2019年03月29日 1569号

【世界で、日本で、3・8国際女性デー】

大阪 国際基準でジェンダー差別なくそう

 国際女性デーの3月8日、全世界で女性の権利拡大、ジェンダー差別撤廃へ大規模な取り組みが行われました。

 スペインでは、「私たちが止まれば、世の中も止まる」と、ジェンダー平等、同一賃金、性暴力反対を掲げた平等のためのストライキに600万人が参加しました。ニューデリーやジャカルタで、性暴力と家庭暴力中断を求めるデモ行進が行われ、パキスタンでも、女児の早婚の風習に反対する声が高まっています。

 ソウルでは、女性団体や労働組合がよびかけ「3時ストップ早期退勤デモ」。韓国の平均賃金は男性100に対し女性が64で、女性たちは「3時以降は無給労働だ。私たちは拒否する」と退社し、賃金差別解消や職場でのセクハラ一掃を要求しています。女性団体は「性の平等が民主主義の完成だ #Me Too 私たちが社会を変える」と千人が行動。セクハラ被害を実名で告発した検事のソ・ジヒョンさんは「性の平等が実現し、子どもたちが性別でなく才能と努力で評価される社会に生きてほしい」とあいさつしました。

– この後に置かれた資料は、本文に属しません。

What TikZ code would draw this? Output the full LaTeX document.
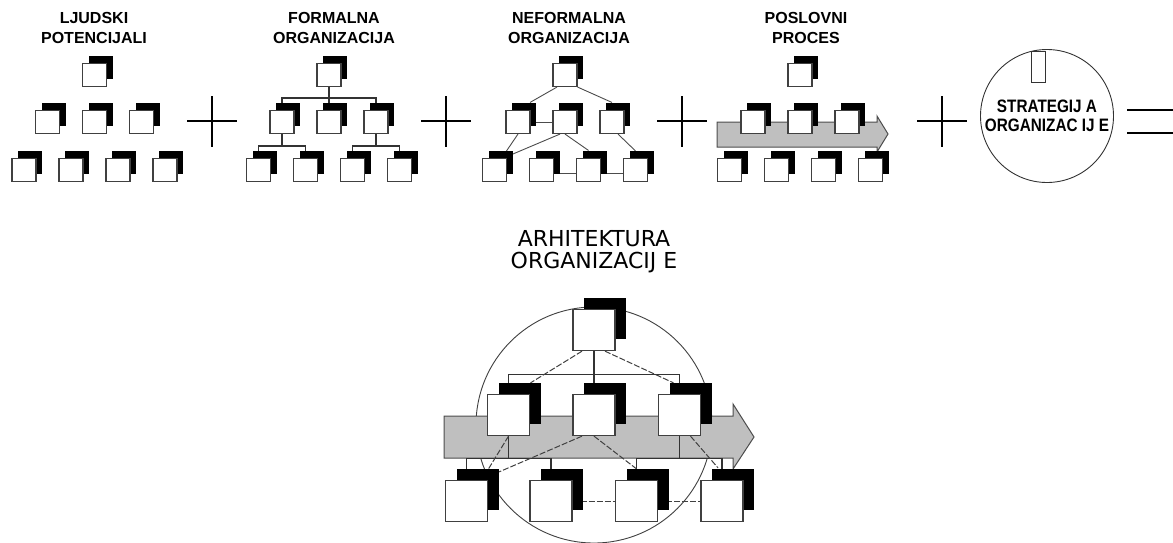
\documentclass[tikz,border=0pt]{standalone}
\usepackage{fontspec}
\usepackage{graphicx}
\setmainfont{Liberation Sans}
\newfontfamily\archfont{DejaVu Sans}
\usetikzlibrary{shadows,calc}
\pgfdeclarelayer{lcirc}
\pgfdeclarelayer{larrow}
\pgfdeclarelayer{llines}
\pgfsetlayers{lcirc,larrow,llines,main}
\tikzset{
 smallbox/.style={rectangle, draw=black!75, line width=1.1pt, fill=white, minimum width=24pt, minimum height=23pt, inner sep=0pt, general shadow={fill=black, shadow xshift=6pt, shadow yshift=7.5pt}},
 bigbox/.style={rectangle, draw=black!75, line width=1.3pt, fill=white, minimum width=42pt, minimum height=41pt, inner sep=0pt, general shadow={fill=black, shadow xshift=11pt, shadow yshift=11.5pt}},
 formal/.style={line width=1.2pt, draw=black!80},
 informal/.style={line width=0.9pt, draw=black!70},
 infdash/.style={line width=1pt, draw=black!75, dash pattern=on 6pt off 2pt},
 plussign/.style={line width=2.4pt},
 lab/.style={align=center, inner sep=0pt, font=\fontsize{16}{20}\selectfont\bfseries},
 procarrow/.style={fill=black!25, draw=black!70, line width=1pt},
}
\newcommand\boxgroup[2]{%
 \node[smallbox] (#1t) at (#2+94.5,75) {};
 \node[smallbox] (#1m1) at (#2+47.5,122) {};
 \node[smallbox] (#1m2) at (#2+94.5,122) {};
 \node[smallbox] (#1m3) at (#2+141.5,122) {};
 \node[smallbox] (#1b1) at (#2+24,170) {};
 \node[smallbox] (#1b2) at (#2+71,170) {};
 \node[smallbox] (#1b3) at (#2+118,170) {};
 \node[smallbox] (#1b4) at (#2+165,170) {};
}
\begin{document}
\begin{tikzpicture}[x=1pt,y=-1pt]
\useasboundingbox (0,0) rectangle (1173,542);
% top labels
\node[lab] (lab1) at (94,28) {LJUDSKI\\POTENCIJALI};
\node[lab] (lab2) at (334,28) {FORMALNA\\ORGANIZACIJA};
\node[lab] (lab3) at (569,28) {NEFORMALNA\\ORGANIZACIJA};
\node[lab] (lab4) at (806,28) {POSLOVNI\\PROCES};
% groups
\boxgroup{a}{0}
\boxgroup{b}{234.5}
\boxgroup{c}{470.5}
\boxgroup{d}{705.5}
% plus and equals
\draw[plussign] (187,121) -- (237,121) (212,96) -- (212,147);
\draw[plussign] (421,121) -- (471,121) (446,96) -- (446,147);
\draw[plussign] (657,121) -- (707,121) (682,96) -- (682,147);
\draw[plussign] (917,121) -- (967,121) (942,96) -- (942,147);
\draw[line width=2.2pt] (1127,110) -- (1173,110) (1127,133) -- (1173,133);
% strategy circle
\node[circle, draw=black!80, line width=0.9pt, minimum size=133pt, inner sep=0pt, align=center, font=\fontsize{18}{19.5}\selectfont\bfseries] (strat) at (1047,116) {\scalebox{0.85}[1]{STRATEGIJ A}\\\scalebox{0.85}[1]{ORGANIZAC IJ E}};
\node[draw=black!80, line width=1pt, fill=white, minimum width=14pt, minimum height=31pt, inner sep=0pt] (glyph) at (1038,66.5) {};
% title of bottom
\node[align=center, inner sep=0pt, font=\archfont\fontsize{22}{22}\selectfont] (arch) at (594,252) {ARHITEKTURA\\ORGANIZACIJ E};
% big boxes
\node[bigbox] (T) at (594,330) {};
\node[bigbox] (M1) at (508.5,415) {};
\node[bigbox] (M2) at (594,415) {};
\node[bigbox] (M3) at (679.5,415) {};
\node[bigbox] (B1) at (466.5,501) {};
\node[bigbox] (B2) at (551,501) {};
\node[bigbox] (B3) at (636.5,501) {};
\node[bigbox] (B4) at (722,501) {};
\begin{pgfonlayer}{lcirc}
\node[circle, draw=black!75, line width=0.9pt, minimum size=236pt, inner sep=0pt] (bigc) at (594,425) {};
\end{pgfonlayer}
\begin{pgfonlayer}{larrow}
\path[procarrow] (717,122) -- (877,122) -- (877,116) -- (888,134) -- (877,152) -- (877,147) -- (717,147) -- cycle;
\path[procarrow] (444,416) -- (733,416) -- (733,404) -- (754,437) -- (733,469) -- (733,458) -- (444,458) -- cycle;
\end{pgfonlayer}
\begin{pgfonlayer}{llines}
% formal organisation (group b)
\draw[formal] (bt.south) -- ++(0,11) -| (bm1.north);
\draw[formal] (bt.south) -- ++(0,11) -| (bm3.north);
\draw[formal] (bt.south) -- (bm2.north);
\draw[formal] (bm1.south) -- ++(0,12) -| (bb1.north);
\draw[formal] (bm1.south) -- ++(0,12) -| (bb2.north);
\draw[formal] (bm3.south) -- ++(0,12) -| (bb3.north);
\draw[formal] (bm3.south) -- ++(0,12) -| (bb4.north);
% informal organisation (group c)
\draw[informal] ($(ct.south)+(-8,0)$) -- ($(cm1.north)+(12,-7.5)$);
\draw[informal] (ct.south east) -- ($(cm3.north)+(0,-7.5)$);
\draw[informal] (cm1.east) -- (cm2.west);
\draw[informal] (cm1.south) -- ($(cb1.north)+(12,-7)$);
\draw[informal] ($(cm2.south)+(-5,0)$) -- ($(cb1.north east)+(6,-4)$);
\draw[informal] (cm2.south) -- ($(cb3.north)+(0,-7.5)$);
\draw[informal] ($(cm3.south)+(6,0)$) -- ($(cb4.north)+(0,-7)$);
\draw[informal] ($(cb2.east)+(0,3)$) -- ($(cb3.west)+(0,3)$);
\draw[informal] ($(cb3.east)+(0,3)$) -- ($(cb4.west)+(0,3)$);
% big diagram formal
\draw[formal] (T.south) -- ++(0,23) -| (M1.north);
\draw[formal] (T.south) -- ++(0,23) -| (M3.north);
\draw[formal] (T.south) -- (M2.north);
\draw[formal] (M1.south) -- ++(0,22) -| (B1.north);
\draw[formal] (M1.south) -- ++(0,22) -| (B2.north);
\draw[formal] (M3.south) -- ++(0,22) -| (B3.north);
\draw[formal] (M3.south) -- ++(0,22) -| (B4.north);
% big diagram informal
\draw[infdash] ($(T.south)+(-12,0)$) -- ($(M1.north)+(22,-11)$);
\draw[infdash] ($(T.south)+(11,0)$) -- ($(M3.north)+(-6,-11)$);
\draw[infdash] (M1.south) -- ($(B1.north)+(22,-11)$);
\draw[infdash] ($(M2.south)+(-12,0)$) -- ($(B1.north east)+(11,-8)$);
\draw[infdash] (M2.south) -- ($(B3.north)+(0,-11)$);
\draw[infdash] ($(M3.south)+(11,0)$) -- ($(B4.north)+(-4,-12)$);
\draw[infdash] (B2.east) -- (B3.west);
\draw[infdash] (B3.east) -- (B4.west);
\end{pgfonlayer}
\end{tikzpicture}
\end{document}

 #Me Too運動が確実に広がり、発展してきた今年の国際女性デーでした。

 私たちOPEN(平和と平等を拓く女たちの絆)もこの日、世界の女性たちに連帯し、大阪でつどいを開催。

 強調されたのは、セクハラ、ジェンダー差別のない社会をつくるために国際的な水準をめざそうということです。日本のジェンダーギャップは世界110位で格差は縮まっていません。「政治参画」の低さも問題です。国会議員の女性割合は158位という不名誉な実態。地方では、女性議員ゼロの市町村が339議会19%もあります。来る地方選、参院選で女性議員を増やそうとよびかけました。

 ヒューマンライツ大阪の研究員・朴君愛(パククネ)さんは、在日コリアンのシングルマザーとして「結婚や就労の危機」に遭遇し「生きづらさ」を感じてきた自らの体験を報告。国際的な場でマイノリティ女性の当事者たちが活躍している姿に触れ、女性のエンパワーメントの必要を感じてきました。女性差別撤廃条約をはじめ国際人権条約に盛り込まれた個人通報制度は人権を守る重要なツールであり、日本政府に早期の批准を求めなければならないと訴えました。

 国際的な視野にたって、たたかいを進める大切さを確認することができました。 

(OPEN 山本よし子)

東京 ハラスメント許さぬ 運動で変えられる

 東京でも3月9日、「ハラスメントをゆるさない女性デーの集い」が開催された。

 主催した首都圏なかまユニオンの伴幸生委員長が「ハラスメント関連の法律が改正されようとしている。労働組合として何ができるか学び、行動していこう」と基調報告した後、河村健夫弁護士が「ハラスメント〜社会と裁判の関わり」と題して講演した。

 一貫しているのは「ハラスメントは社会的な『構造』であって、運動によって変えることができる」ということ。例えば、セクハラが流行語大賞を受賞したのは30年前の1989年だが、今では許されない。声を挙げ、立ち上がったからだ。男女雇用機会均等法も社会的盛り上がりの中、改正された。

 今国会は、パワハラ防止関連法成立に向け動いている。しかし中身は、罰則規定なし、事業主の「措置義務」にとどまる流れだ。運動によって法を社会に近づける、ハラスメント定義も運動によって変えられる、と講演を結んだ。

 足立区議の土屋のりこさんより「女性区議が『マタハラ』されたことをきっかけに、超党派女性議員で何度も学習会をし『ハラスメント防止』の要望書を提出。党派は関係ない。すべての場で女性だからと軽視することは許されない」と力強い訴えがあった。

 大学でのアカハラ(アカデミック・ハラスメント)から生まれた「レッドカード」運動が紹介された。名刺の裏を赤地にし「STOP!ハラスメント」のロゴを印刷。ハラスメントを受けたとき、とっさに声を出せなくても、このレッドカードを示す。自身ハラスメントされ「すぐに言わないのがいけない」と言われた悔しさから「これなら!」と思って作成したとのこと。導入研修後にレッドカードを持つことでハラスメント防止の効力があるという。

 参加者から、「少しなら我慢しなきゃ」とハラスメントされても訴えない人が多い、「私はハラスメントを許さない」「私はハラスメント被害者を支えます」という意思表示は運動として取り組みやすい、などの声が出された。

 首都圏なかまユニオン女性部は定期的に集まり、ハラスメントを許さないアクションに取り組んでいきたい。ぜひ皆様もご参加ください。